Source code of charts:
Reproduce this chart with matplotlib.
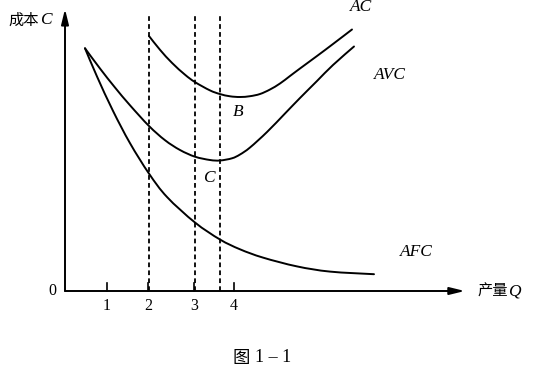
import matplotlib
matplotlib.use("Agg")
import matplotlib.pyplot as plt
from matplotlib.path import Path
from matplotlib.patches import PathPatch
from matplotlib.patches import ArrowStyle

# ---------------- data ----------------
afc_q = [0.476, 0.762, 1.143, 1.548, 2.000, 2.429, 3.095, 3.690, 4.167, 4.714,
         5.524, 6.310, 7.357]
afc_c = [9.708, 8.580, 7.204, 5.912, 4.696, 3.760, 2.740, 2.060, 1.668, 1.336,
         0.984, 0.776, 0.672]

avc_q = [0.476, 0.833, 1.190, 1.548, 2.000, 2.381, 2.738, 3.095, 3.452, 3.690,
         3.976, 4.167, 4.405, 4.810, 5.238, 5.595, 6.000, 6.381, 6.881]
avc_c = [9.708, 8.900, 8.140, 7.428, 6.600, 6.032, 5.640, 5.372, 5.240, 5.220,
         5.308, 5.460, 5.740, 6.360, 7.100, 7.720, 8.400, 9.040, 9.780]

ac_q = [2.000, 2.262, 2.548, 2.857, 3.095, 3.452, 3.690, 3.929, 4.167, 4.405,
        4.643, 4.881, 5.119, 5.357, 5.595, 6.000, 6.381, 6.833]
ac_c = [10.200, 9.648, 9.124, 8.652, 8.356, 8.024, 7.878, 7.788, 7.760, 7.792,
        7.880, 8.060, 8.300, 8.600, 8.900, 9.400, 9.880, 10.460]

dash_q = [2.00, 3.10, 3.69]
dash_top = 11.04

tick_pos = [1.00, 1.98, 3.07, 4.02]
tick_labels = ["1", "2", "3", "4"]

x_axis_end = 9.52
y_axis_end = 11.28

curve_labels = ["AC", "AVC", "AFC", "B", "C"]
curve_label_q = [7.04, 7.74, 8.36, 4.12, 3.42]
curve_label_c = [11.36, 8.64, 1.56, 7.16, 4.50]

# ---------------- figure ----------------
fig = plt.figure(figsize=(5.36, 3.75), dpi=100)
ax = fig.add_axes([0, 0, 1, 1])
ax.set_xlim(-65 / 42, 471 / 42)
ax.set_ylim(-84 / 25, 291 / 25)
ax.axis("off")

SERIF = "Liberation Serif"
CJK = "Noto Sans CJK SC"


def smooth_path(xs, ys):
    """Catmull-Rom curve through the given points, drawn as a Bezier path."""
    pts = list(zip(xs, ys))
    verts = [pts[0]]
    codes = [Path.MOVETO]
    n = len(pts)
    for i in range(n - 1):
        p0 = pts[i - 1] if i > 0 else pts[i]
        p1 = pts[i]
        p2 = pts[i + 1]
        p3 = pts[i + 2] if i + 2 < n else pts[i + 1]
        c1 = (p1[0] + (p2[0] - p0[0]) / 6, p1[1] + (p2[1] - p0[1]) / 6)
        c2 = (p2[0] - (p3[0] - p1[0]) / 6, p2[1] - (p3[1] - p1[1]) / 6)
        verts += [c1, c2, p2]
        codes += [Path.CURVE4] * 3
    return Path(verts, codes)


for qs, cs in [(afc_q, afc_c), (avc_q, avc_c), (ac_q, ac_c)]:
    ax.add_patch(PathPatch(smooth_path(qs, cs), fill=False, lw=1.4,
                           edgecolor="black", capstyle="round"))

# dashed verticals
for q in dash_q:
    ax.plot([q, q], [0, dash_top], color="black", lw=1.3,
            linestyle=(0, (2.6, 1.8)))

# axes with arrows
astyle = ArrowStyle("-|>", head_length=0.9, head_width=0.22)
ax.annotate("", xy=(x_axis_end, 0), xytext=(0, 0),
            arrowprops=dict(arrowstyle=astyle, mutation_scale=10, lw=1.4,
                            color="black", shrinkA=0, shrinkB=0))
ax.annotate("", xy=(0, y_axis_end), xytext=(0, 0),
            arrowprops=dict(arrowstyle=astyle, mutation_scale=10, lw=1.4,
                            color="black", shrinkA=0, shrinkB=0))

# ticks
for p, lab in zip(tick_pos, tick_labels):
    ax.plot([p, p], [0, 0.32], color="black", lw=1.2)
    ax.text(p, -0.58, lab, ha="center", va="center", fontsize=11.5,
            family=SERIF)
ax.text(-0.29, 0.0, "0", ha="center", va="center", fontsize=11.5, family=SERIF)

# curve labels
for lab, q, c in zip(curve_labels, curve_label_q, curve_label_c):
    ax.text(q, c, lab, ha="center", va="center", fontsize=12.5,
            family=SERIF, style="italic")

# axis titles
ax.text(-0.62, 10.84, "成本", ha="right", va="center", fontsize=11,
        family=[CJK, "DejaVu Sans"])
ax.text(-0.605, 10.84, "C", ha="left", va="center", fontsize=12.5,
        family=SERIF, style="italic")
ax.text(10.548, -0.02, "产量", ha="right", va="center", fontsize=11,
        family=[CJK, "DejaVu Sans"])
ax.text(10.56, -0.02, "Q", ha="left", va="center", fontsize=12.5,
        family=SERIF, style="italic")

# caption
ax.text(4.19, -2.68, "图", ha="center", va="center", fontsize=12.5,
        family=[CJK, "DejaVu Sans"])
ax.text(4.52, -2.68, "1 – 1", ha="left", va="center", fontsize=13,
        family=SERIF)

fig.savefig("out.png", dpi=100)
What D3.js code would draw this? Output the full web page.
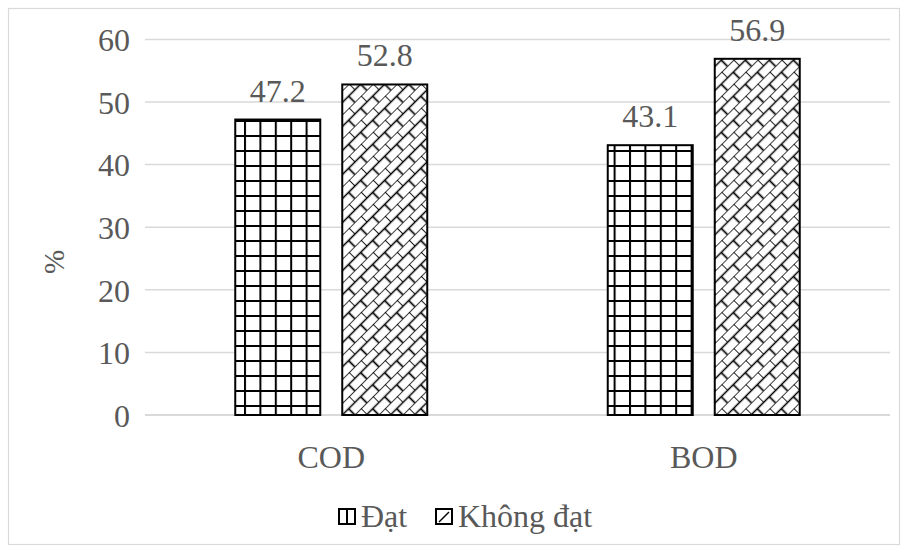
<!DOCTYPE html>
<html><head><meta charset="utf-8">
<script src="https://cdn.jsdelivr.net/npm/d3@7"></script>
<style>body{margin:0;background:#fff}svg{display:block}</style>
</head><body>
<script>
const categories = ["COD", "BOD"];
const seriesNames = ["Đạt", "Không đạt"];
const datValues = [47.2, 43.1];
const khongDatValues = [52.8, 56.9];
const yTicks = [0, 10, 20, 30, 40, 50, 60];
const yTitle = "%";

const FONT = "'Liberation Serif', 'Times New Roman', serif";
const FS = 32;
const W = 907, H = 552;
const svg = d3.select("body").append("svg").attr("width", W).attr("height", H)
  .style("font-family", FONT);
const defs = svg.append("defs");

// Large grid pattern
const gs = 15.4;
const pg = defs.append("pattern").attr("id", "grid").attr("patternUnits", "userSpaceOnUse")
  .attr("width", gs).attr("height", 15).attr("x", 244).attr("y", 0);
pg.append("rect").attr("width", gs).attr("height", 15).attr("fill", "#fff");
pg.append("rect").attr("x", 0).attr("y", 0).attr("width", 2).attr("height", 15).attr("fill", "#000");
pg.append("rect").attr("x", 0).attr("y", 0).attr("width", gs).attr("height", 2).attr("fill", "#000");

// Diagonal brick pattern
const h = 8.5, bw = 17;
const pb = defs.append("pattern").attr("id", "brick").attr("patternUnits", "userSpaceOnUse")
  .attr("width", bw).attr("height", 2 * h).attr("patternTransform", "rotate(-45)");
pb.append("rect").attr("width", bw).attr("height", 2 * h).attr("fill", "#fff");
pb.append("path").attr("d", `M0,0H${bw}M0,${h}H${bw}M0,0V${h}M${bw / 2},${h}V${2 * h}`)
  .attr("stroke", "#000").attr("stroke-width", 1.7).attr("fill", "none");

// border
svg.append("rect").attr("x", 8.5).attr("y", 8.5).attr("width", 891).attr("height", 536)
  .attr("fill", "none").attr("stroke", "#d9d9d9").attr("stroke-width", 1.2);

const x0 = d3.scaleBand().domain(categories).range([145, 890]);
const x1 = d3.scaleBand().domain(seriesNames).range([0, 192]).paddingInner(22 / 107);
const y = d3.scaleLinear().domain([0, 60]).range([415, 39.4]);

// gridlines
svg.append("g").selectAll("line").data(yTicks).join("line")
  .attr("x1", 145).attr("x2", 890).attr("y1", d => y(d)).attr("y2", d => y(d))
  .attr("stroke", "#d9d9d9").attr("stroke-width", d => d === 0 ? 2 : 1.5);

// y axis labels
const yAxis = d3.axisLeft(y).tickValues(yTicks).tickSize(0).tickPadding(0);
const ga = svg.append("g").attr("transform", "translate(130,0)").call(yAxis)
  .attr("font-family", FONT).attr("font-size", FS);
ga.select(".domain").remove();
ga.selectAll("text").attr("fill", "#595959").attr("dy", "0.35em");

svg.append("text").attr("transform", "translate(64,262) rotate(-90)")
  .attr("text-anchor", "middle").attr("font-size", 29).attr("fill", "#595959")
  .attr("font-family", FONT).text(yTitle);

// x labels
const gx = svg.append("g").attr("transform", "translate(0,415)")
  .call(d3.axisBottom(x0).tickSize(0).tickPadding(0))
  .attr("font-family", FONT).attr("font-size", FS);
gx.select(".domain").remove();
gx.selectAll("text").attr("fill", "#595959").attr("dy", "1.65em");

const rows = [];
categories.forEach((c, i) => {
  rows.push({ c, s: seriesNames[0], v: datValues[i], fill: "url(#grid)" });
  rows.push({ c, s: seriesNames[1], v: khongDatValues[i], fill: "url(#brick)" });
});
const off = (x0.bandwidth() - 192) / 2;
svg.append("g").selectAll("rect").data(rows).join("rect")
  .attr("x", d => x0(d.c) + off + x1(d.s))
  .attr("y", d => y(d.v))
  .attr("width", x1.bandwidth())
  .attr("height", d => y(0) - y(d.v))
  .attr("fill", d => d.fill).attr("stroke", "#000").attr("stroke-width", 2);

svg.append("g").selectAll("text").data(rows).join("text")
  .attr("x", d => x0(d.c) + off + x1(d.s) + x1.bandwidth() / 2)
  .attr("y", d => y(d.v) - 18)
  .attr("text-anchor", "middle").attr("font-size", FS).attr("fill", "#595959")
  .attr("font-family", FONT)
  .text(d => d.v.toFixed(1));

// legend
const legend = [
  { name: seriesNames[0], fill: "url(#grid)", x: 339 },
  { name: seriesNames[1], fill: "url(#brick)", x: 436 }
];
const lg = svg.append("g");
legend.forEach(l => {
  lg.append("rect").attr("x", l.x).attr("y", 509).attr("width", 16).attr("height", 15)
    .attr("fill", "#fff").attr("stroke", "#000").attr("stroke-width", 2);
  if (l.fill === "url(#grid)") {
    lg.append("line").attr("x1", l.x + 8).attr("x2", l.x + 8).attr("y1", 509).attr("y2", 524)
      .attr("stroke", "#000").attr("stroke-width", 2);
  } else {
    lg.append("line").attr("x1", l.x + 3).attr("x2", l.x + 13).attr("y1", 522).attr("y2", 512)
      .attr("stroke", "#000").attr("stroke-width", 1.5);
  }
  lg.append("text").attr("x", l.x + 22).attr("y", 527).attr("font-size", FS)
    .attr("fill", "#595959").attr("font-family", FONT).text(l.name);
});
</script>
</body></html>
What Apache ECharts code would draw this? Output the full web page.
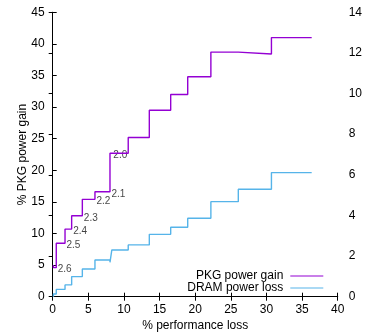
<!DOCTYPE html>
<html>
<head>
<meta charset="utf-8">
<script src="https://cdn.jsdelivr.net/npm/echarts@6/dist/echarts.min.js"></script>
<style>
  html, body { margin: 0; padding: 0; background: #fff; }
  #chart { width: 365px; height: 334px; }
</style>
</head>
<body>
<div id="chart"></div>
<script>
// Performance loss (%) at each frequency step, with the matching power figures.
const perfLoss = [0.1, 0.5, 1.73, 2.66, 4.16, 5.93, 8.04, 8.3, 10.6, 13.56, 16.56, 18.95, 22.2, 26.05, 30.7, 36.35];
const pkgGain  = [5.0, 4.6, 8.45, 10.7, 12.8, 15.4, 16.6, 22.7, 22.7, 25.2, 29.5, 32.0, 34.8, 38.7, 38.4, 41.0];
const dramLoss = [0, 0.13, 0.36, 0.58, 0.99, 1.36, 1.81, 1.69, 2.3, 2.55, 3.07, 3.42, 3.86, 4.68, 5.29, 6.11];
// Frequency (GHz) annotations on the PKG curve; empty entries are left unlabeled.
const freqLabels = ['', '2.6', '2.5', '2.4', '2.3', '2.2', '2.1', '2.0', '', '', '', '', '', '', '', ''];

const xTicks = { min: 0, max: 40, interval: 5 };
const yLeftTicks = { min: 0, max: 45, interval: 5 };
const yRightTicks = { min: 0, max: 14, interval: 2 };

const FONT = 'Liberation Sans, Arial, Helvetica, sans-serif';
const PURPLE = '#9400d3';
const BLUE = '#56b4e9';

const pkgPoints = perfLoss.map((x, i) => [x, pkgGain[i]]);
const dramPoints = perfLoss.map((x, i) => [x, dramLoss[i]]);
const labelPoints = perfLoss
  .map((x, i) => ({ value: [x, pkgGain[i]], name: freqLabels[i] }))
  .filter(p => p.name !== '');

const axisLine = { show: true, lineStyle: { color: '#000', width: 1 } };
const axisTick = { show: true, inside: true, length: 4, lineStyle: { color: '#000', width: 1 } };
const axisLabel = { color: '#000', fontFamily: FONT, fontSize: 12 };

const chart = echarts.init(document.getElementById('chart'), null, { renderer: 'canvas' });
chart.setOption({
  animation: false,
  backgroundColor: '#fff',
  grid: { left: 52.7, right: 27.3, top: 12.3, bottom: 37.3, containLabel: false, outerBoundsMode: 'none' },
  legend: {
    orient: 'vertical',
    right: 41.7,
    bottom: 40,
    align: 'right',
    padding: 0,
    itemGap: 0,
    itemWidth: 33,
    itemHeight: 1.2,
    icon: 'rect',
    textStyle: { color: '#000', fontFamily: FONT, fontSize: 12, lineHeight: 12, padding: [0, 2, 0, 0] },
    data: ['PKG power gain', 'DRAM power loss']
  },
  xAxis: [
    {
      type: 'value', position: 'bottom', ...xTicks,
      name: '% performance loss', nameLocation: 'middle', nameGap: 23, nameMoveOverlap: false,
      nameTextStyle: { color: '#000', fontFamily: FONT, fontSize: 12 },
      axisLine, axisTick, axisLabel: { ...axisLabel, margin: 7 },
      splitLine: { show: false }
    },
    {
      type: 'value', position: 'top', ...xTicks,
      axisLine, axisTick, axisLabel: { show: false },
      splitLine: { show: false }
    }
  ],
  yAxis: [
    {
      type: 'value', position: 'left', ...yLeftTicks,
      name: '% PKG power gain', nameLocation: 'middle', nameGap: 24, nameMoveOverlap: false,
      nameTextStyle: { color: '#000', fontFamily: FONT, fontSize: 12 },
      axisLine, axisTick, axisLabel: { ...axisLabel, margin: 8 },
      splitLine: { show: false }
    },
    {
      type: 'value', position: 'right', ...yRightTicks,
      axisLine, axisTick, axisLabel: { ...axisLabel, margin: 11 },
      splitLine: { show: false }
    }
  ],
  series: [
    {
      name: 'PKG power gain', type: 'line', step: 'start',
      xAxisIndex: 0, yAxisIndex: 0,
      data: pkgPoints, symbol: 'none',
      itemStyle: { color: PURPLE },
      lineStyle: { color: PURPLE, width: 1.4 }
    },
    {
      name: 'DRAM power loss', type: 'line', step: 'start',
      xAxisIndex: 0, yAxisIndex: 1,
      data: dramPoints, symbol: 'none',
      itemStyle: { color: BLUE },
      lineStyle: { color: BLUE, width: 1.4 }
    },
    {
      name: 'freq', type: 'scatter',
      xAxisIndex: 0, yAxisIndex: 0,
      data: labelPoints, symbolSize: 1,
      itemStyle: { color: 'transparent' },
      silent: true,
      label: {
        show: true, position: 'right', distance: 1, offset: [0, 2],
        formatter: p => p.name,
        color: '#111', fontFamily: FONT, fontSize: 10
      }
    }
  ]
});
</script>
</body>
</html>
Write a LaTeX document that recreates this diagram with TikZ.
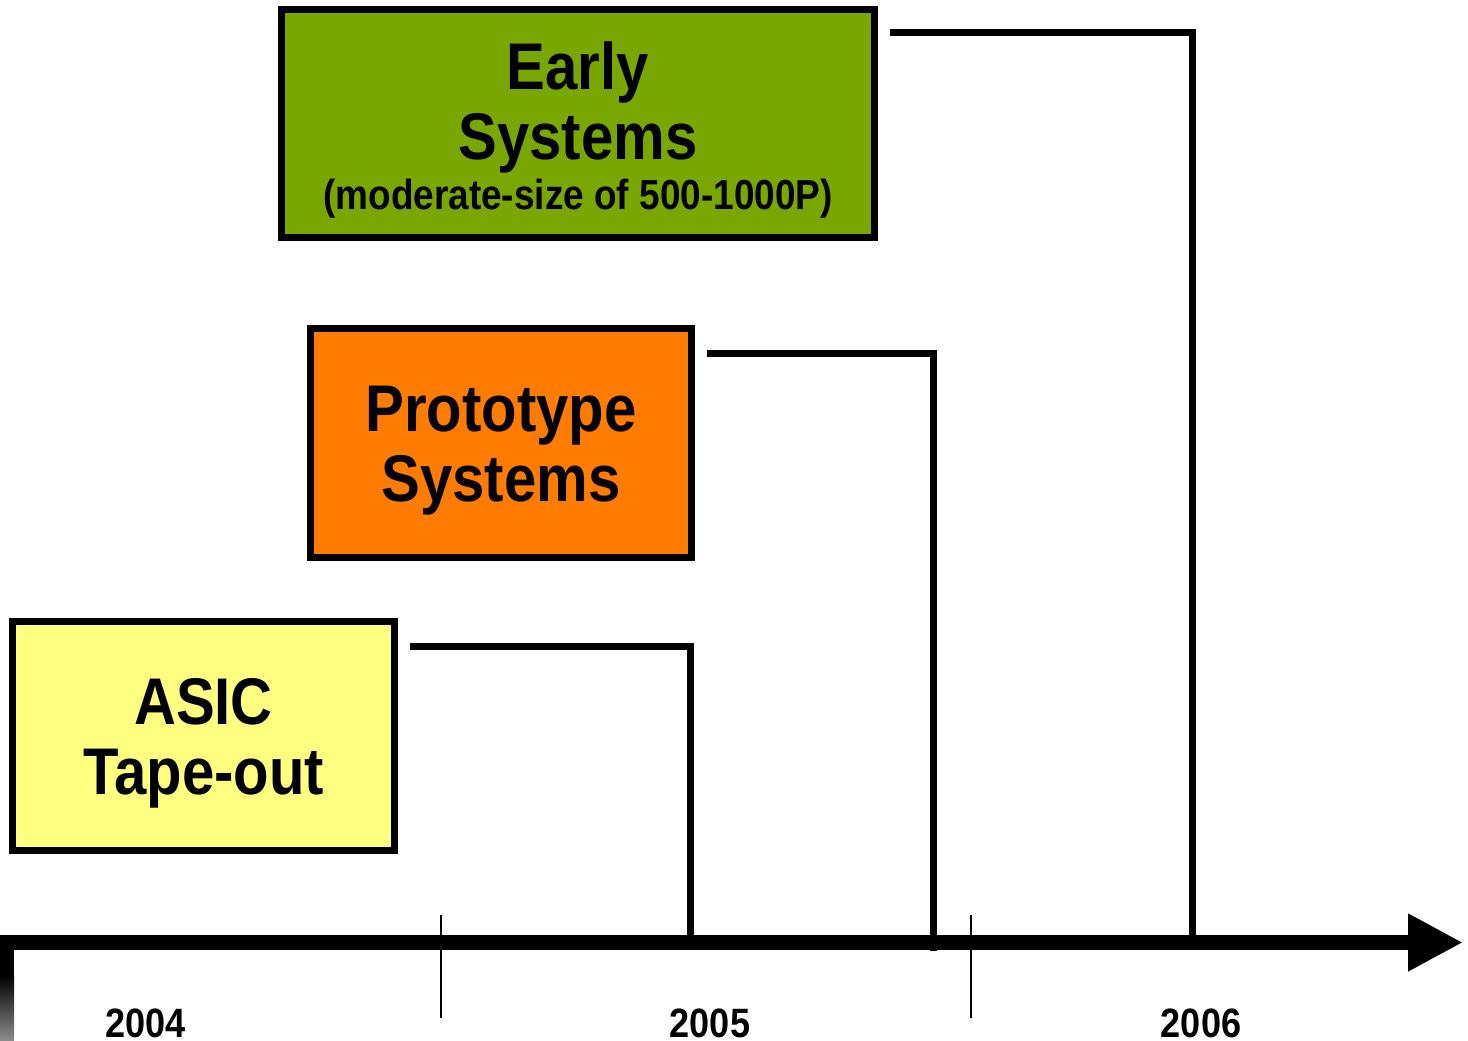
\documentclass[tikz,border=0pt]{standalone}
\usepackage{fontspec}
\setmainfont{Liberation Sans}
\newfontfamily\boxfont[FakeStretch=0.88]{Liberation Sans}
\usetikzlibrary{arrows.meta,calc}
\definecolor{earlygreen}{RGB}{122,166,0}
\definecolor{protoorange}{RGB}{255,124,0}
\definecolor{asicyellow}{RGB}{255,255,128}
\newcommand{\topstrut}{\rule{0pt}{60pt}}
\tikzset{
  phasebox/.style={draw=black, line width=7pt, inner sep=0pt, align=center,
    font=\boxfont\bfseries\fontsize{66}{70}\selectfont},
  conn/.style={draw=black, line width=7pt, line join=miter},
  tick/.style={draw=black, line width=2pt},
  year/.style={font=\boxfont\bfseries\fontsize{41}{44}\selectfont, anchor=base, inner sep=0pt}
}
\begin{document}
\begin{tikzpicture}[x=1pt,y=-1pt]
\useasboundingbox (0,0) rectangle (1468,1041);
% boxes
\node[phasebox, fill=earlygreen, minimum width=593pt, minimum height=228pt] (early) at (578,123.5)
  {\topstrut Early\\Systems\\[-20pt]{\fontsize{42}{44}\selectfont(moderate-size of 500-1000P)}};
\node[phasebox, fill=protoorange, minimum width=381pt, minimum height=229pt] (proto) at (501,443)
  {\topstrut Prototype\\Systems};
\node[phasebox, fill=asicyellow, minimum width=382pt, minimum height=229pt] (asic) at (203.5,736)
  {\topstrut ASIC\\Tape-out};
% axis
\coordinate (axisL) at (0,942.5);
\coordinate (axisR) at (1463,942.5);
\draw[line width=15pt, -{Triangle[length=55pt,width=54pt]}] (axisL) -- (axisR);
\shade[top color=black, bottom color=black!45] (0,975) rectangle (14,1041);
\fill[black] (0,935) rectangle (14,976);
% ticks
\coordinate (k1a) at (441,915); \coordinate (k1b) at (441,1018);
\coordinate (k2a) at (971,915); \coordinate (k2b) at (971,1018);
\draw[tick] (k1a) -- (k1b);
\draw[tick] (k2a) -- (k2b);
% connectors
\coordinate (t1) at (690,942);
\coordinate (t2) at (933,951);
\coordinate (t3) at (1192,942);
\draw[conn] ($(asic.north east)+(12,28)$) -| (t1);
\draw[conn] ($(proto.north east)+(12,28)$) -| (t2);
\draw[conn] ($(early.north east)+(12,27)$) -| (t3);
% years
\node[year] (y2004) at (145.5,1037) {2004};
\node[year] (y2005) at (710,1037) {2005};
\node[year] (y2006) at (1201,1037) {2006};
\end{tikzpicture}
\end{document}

◆ What the task asks:
Return, unchanged, the lines from the first line of the material through the line that holds "y_axis_end = 11.28", inclusive, omitting pictures.

◆ Correct response:
Reproduce this chart with matplotlib.
import matplotlib
matplotlib.use("Agg")
import matplotlib.pyplot as plt
from matplotlib.path import Path
from matplotlib.patches import PathPatch
from matplotlib.patches import ArrowStyle

# ---------------- data ----------------
afc_q = [0.476, 0.762, 1.143, 1.548, 2.000, 2.429, 3.095, 3.690, 4.167, 4.714,
         5.524, 6.310, 7.357]
afc_c = [9.708, 8.580, 7.204, 5.912, 4.696, 3.760, 2.740, 2.060, 1.668, 1.336,
         0.984, 0.776, 0.672]

avc_q = [0.476, 0.833, 1.190, 1.548, 2.000, 2.381, 2.738, 3.095, 3.452, 3.690,
         3.976, 4.167, 4.405, 4.810, 5.238, 5.595, 6.000, 6.381, 6.881]
avc_c = [9.708, 8.900, 8.140, 7.428, 6.600, 6.032, 5.640, 5.372, 5.240, 5.220,
         5.308, 5.460, 5.740, 6.360, 7.100, 7.720, 8.400, 9.040, 9.780]

ac_q = [2.000, 2.262, 2.548, 2.857, 3.095, 3.452, 3.690, 3.929, 4.167, 4.405,
        4.643, 4.881, 5.119, 5.357, 5.595, 6.000, 6.381, 6.833]
ac_c = [10.200, 9.648, 9.124, 8.652, 8.356, 8.024, 7.878, 7.788, 7.760, 7.792,
        7.880, 8.060, 8.300, 8.600, 8.900, 9.400, 9.880, 10.460]

dash_q = [2.00, 3.10, 3.69]
dash_top = 11.04

tick_pos = [1.00, 1.98, 3.07, 4.02]
tick_labels = ["1", "2", "3", "4"]

x_axis_end = 9.52
y_axis_end = 11.28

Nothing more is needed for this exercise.